*RECORDS FOR PROCESSING*

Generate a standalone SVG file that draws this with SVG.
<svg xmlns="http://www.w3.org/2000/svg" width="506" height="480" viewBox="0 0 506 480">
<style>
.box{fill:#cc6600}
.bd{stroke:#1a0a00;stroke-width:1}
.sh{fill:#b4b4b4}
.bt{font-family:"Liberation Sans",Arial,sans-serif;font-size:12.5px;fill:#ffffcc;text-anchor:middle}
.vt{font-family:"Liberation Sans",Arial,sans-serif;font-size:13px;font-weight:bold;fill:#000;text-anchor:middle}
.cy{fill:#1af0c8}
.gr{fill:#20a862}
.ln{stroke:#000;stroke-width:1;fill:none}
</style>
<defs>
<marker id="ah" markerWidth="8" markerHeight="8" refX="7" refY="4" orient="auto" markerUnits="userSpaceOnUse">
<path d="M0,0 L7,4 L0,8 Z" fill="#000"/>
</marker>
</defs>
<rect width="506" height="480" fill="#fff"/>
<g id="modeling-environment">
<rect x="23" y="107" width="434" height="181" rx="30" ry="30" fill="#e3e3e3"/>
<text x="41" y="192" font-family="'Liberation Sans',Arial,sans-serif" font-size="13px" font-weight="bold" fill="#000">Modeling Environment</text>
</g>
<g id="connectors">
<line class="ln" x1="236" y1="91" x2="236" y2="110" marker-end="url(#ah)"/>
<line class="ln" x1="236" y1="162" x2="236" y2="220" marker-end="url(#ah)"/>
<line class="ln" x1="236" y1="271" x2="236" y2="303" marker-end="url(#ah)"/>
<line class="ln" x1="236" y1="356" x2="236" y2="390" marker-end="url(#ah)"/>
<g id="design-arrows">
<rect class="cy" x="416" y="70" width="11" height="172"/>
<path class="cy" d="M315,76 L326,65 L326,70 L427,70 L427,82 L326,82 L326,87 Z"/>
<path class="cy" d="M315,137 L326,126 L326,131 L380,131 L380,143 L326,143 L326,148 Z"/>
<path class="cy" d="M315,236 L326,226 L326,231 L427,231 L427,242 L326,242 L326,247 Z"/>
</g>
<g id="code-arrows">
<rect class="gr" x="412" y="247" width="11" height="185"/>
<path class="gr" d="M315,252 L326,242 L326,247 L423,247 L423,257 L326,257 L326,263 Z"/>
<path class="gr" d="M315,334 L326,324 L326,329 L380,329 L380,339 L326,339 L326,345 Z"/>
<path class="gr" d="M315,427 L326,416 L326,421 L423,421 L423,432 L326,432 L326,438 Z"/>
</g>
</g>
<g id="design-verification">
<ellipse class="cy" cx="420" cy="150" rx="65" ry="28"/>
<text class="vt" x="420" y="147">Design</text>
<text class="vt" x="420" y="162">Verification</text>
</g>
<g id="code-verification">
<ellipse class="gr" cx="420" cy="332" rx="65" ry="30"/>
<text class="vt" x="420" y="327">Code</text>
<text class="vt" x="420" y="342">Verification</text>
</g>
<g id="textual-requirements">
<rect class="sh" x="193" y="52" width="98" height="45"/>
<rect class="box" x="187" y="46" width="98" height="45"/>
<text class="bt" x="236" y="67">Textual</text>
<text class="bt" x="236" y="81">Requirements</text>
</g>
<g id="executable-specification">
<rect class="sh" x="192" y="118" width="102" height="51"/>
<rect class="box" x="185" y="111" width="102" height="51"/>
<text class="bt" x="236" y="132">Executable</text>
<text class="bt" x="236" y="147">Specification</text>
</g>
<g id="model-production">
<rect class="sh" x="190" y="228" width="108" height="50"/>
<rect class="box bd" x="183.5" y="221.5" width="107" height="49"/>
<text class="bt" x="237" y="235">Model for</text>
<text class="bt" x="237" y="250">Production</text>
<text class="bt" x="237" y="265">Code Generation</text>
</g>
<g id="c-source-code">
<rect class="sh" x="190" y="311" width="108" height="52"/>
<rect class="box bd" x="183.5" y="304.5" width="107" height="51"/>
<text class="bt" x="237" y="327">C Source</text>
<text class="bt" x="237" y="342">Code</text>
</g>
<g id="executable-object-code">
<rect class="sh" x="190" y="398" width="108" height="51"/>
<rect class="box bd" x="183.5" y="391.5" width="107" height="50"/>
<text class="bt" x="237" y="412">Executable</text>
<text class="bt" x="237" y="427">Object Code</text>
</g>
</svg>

==

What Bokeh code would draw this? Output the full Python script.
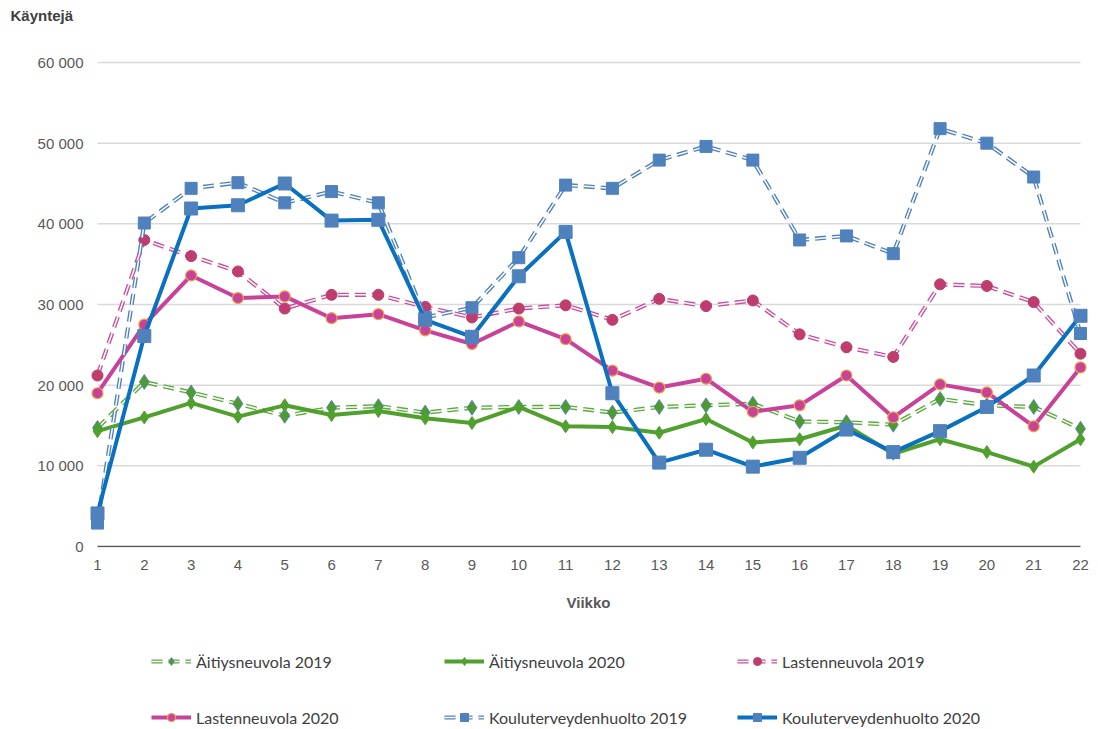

*WHAT IS EXPECTED*
Select, from the listing, all lines that include the word "this".

*IN RESPONSE*
Generate a standalone SVG file that draws this with SVG.
What Bokeh code would draw this? Output the full Python script.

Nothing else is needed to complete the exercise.